The OEF also is addressing gaps between these toolkits. Chief among these is richer support for interactive 3D visualization.

While many 3D visualization tools exist, they often have built-in assumptions that limit their use within geoscience contexts. Google Earth, for instance, is a fascinating tool for exploring surface features, but it has no support for diving beneath the surface. Tools tuned for time lines on the scale of earthquake cycles may be insufficient to handle deep time for exploring the evolution of the lithosphere and linkages between such phenomena as orogeny and climate. Other tools may do very well when data sets are small enough to fit entirely in memory, but they stumble on large high-resolution data spanning continents and millions of years.

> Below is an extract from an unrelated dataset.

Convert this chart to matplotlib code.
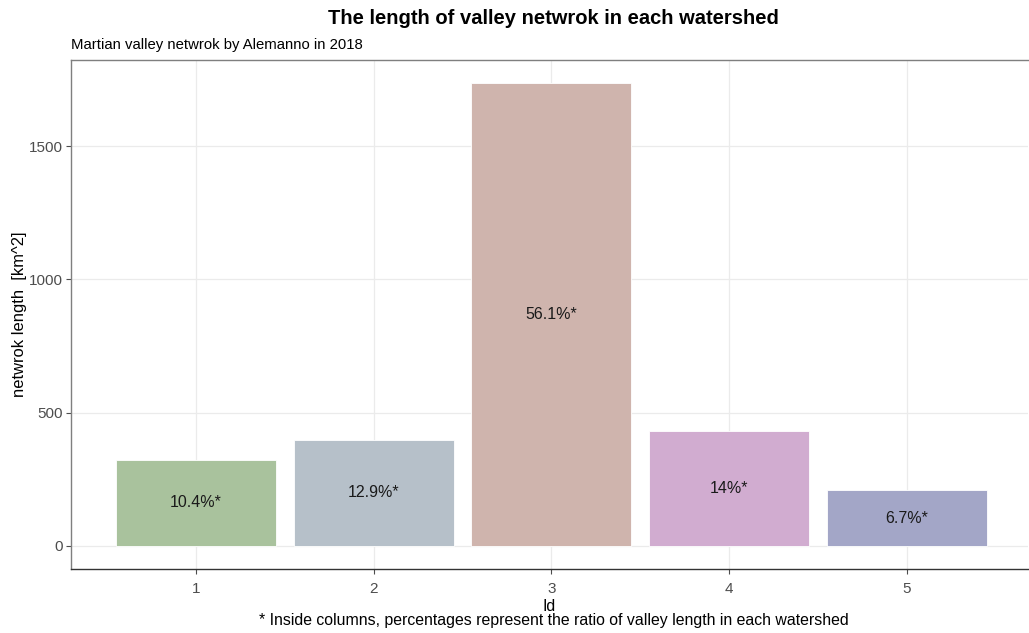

With the OEF's focus on integrating data spanning the geosciences, it is important to develop an open software architecture and corresponding software that can properly manipulate and visualize the integrated data. The OEF's software stack to do this extends from deep within web-available data archives outwards to interactive visualization tools running on the user's desktop or laptop computer.

At the deepest level, Dataset Access Services manage and deliver stored data and metadata. These services hide storage details, such as the storage medium, Internet location, administrative domain, access authentication, data replication, and storage optimization. Stored metadata characterizes registered data, including its spatial and temporal extent, resolution, and history. Of particular importance is a data derivation tree that links together original data and data derived through format conversion, subsetting, resampling, or other analysis.

At the next higher level, Data Modeling Services provide on-demand and preprocessing operations on archive data. These operations may automatically subset data to extract data to satisfy a web services query. Services may cache the extracted data for future re-use, pre-extract data of expected interest, and otherwise manage the data to enable fast fluid data delivery. It is at this level that the OEF implements web services for the delivery of images, features, or volumetric data.

Above this level are Data Interaction Services designed to support rapid visualization of integrated data sets. For instance, services here create multi-resolution models that enable visualization tools to smoothly zoom into data by swapping low-resolution data for higher resolution data on the fly. These services also subdivide data to better support progressive changes to the display as the user pans through large data or reveals additional detail of interest. Derived data may be cached, staged at closer network locations, or downloaded in the background to the user's computer. While 3D rendering and interaction remains on the user's own computer, these services help reduce delays as the user explores deep data archives.

Finally, the OEF's Visualization Tools run on the user's computer and use 3D graphics acceleration hardware to display points, lines, polygons, volumetric data, animations, isosurfaces, cutting planes, and so forth. Continuing the inclusive style of the OEF, the open architecture supports multiple visualization tools authored throughout the community. GEON's Integrated Data Viewer, for example, provides an existing mature platform that is being extended to use OEF's layered data services. Additional visualization tools are being developed to drive higher-level OEF data services and explore new visualization techniques and user interface styles for interacting with integrated data sets.

OEF visualization tools will provide user interfaces that support spatial and temporal queries sent off to one or more data archives. Query results will be presented within integrated views that combine, for instance, surface elevations derived from LiDAR, surface colors from satellite imagery, bore hole paths, cutting planes through seismic tomography data, and other subsurface structure derived from analysis and simulations.

While the various OEF data services above will certainly be used, they are optional. Not all data of interest is in a published data archive. OEF visualization tools also must be able to visualize new unpublished data stored locally. These may be loaded along side published data from academic archives, enabling comparisons between new and established views of subsurface structure.

Developing open source

Admirable visualization tools already exist in specific highly commercial domains. Tuned to the needs and budgets of those domains, these tools can produce beautiful imagery. However, they may be less suitable for supporting current research, providing a flexible test bed for new data models and visualization ideas, or integrating with academic data archives. Instead, open source software is needed that can provide the necessary flexibility for academic research. Open source benefits also include community participation and contribution, and the creation of a robust developer and user community. In the end, this ensures both the flexibility and longevity of the software base, thereby creating a lasting community asset.

Project Plans

We plan to begin with a sample set of heterogeneous data sets for a given geographic region of interest where a variety of data is currently available. Using this data as a test case, we will develop software to enable visualization of the combined information and the ability to interactively access and manipulate the underlying data.